┌──

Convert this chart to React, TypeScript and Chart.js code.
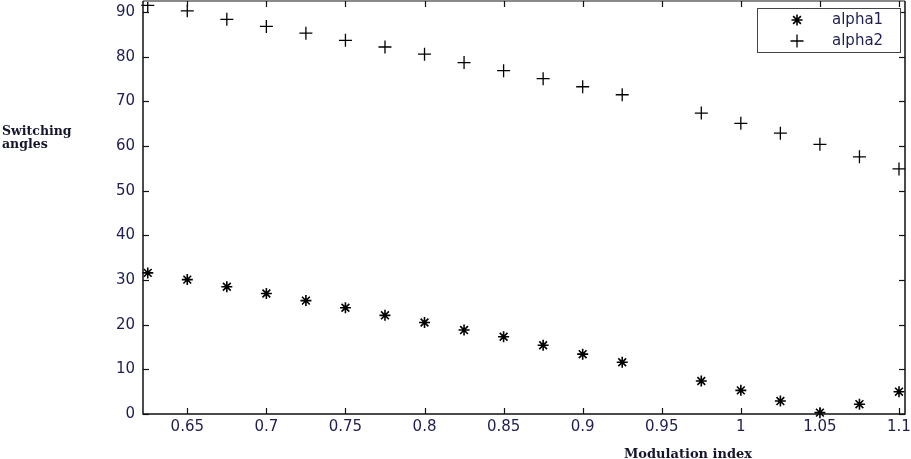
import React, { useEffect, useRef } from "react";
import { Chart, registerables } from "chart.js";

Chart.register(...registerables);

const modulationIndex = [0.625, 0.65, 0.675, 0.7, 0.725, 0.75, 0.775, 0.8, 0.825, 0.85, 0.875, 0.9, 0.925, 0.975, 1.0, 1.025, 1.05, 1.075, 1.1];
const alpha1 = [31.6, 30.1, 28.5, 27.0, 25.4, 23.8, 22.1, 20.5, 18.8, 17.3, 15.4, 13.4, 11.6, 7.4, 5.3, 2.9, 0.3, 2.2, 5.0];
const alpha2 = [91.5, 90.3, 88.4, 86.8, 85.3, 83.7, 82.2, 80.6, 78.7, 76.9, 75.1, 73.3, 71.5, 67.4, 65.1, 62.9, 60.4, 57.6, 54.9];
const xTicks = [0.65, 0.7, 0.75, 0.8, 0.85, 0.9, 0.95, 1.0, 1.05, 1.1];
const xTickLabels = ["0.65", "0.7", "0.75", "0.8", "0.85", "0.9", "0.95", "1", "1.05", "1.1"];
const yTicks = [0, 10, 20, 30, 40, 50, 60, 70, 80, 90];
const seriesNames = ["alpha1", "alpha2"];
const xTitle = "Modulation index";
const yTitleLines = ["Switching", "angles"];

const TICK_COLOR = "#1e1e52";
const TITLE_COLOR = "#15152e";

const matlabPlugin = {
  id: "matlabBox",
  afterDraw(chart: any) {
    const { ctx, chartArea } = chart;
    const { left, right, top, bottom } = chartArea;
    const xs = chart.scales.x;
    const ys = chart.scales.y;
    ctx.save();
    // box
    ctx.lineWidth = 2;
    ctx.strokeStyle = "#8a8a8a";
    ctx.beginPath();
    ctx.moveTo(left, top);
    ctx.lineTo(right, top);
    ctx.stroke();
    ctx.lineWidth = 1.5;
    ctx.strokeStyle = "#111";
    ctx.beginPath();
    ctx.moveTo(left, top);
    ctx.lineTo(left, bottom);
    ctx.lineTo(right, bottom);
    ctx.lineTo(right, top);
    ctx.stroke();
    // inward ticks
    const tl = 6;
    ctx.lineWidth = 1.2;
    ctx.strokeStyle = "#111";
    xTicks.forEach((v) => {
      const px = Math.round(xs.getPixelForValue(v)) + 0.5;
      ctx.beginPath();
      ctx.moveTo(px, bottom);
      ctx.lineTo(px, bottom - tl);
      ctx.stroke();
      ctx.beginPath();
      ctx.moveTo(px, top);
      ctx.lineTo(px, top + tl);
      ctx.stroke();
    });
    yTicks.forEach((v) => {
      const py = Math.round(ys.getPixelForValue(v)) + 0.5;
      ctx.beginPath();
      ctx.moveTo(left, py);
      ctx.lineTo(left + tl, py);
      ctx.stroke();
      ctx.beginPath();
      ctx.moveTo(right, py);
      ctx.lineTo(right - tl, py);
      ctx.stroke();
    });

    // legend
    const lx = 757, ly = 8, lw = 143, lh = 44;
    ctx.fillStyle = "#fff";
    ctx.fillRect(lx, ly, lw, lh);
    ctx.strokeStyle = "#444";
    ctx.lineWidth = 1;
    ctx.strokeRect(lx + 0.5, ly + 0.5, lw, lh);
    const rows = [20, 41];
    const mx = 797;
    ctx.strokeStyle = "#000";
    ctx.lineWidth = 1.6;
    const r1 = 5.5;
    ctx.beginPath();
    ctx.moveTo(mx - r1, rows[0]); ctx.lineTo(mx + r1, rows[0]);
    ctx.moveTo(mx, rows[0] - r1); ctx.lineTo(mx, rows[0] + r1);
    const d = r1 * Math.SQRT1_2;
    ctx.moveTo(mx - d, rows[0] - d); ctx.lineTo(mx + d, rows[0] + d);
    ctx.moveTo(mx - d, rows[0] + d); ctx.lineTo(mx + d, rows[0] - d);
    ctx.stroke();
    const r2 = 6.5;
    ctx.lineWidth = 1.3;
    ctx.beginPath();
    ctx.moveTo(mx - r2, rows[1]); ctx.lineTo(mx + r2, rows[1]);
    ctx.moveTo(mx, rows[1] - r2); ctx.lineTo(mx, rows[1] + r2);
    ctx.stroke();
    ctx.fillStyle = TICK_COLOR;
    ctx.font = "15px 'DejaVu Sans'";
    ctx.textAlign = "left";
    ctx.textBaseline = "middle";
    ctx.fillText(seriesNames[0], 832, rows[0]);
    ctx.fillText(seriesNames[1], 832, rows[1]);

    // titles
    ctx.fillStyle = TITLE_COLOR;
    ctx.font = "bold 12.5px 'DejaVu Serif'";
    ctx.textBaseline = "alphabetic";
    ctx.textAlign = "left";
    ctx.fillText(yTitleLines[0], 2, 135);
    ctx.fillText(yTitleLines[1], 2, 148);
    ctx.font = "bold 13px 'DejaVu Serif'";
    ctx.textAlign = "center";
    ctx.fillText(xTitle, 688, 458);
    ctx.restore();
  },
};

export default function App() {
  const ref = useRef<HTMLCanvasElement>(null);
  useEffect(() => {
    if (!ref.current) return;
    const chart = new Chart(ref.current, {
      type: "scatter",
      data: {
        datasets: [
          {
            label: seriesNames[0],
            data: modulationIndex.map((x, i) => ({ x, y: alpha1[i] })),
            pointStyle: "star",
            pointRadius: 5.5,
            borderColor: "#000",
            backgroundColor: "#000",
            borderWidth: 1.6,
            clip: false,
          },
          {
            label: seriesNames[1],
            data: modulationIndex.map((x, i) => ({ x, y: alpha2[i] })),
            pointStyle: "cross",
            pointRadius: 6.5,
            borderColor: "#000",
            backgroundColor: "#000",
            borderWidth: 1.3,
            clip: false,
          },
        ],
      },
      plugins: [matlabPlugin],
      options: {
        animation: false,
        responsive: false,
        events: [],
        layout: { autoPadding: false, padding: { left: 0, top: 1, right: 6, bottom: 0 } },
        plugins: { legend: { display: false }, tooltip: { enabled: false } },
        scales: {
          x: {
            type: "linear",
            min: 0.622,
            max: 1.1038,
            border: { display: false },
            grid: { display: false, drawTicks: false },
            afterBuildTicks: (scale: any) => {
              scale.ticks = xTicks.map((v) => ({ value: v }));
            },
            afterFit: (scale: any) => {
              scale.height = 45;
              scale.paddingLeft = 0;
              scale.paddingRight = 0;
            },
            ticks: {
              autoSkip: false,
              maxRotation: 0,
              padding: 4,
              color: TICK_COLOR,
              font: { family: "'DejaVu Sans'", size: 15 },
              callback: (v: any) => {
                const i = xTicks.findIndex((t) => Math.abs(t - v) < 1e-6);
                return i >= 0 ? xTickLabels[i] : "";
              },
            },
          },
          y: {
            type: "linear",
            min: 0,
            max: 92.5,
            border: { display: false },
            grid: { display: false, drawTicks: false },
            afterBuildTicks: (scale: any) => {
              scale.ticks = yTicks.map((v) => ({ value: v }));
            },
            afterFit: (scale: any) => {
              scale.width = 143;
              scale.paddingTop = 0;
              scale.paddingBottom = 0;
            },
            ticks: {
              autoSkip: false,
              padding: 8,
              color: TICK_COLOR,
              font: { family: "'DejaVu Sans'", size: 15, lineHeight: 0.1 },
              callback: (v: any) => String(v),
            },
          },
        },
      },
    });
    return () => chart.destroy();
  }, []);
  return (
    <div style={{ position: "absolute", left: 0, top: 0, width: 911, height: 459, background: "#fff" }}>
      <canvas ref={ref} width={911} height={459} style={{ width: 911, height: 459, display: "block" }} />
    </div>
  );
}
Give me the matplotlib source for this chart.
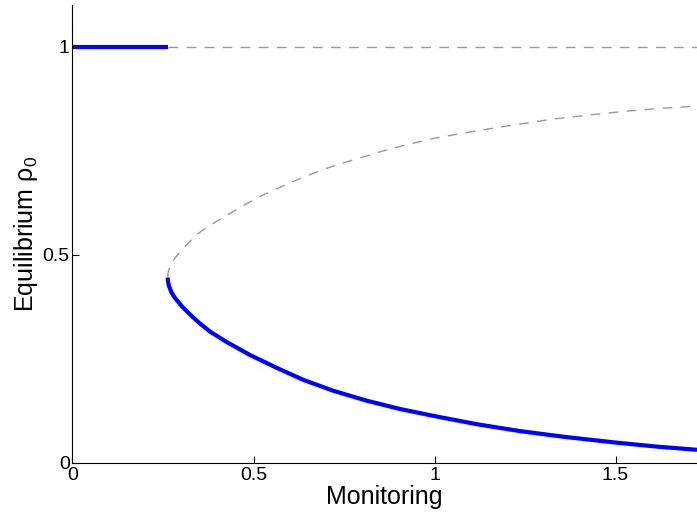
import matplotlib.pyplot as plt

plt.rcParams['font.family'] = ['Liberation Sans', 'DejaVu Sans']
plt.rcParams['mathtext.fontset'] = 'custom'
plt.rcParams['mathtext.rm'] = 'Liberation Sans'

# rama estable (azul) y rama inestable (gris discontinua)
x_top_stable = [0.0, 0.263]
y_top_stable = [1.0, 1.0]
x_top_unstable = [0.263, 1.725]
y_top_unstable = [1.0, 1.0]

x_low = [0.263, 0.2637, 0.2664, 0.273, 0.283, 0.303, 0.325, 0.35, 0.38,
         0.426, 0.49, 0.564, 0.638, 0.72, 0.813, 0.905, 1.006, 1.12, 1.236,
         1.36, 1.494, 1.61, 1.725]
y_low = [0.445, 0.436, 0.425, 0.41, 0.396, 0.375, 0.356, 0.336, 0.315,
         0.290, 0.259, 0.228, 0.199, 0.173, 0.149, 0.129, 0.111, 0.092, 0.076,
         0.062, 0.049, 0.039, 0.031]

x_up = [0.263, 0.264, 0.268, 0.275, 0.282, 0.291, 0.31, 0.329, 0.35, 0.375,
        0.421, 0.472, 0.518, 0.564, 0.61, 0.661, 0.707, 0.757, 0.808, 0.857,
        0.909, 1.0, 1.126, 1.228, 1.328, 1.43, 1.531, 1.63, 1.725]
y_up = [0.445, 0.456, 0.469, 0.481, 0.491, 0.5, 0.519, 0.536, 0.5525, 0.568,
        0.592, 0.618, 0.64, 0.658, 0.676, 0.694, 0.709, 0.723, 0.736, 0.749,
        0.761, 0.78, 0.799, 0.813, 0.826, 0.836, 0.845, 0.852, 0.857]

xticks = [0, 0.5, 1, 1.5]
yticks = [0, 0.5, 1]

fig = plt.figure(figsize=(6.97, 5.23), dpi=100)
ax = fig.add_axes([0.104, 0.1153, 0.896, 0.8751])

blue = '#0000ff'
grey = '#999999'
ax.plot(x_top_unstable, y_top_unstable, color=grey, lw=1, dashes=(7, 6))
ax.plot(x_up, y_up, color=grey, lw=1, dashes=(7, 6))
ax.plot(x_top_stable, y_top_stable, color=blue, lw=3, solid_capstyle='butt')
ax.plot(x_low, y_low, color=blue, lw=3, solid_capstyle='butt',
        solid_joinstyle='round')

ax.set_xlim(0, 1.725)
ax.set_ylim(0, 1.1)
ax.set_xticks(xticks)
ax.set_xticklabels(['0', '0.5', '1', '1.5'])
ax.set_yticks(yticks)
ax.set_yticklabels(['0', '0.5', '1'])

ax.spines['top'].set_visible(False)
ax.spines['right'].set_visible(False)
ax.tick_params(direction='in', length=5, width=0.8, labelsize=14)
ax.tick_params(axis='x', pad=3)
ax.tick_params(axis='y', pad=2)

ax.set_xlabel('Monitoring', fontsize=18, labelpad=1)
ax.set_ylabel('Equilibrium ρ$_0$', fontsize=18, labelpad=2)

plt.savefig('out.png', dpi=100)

└──

* **THE EXERCISE**:
Stop after the line containing "Chart.register(...registerables);": copy the records exactly from the first line up to there, leaving pictures out.

* **WRITTEN SOLUTION**:
Convert this chart to React, TypeScript and Chart.js code.
import React, { useEffect, useRef } from "react";
import { Chart, registerables } from "chart.js";

Chart.register(...registerables);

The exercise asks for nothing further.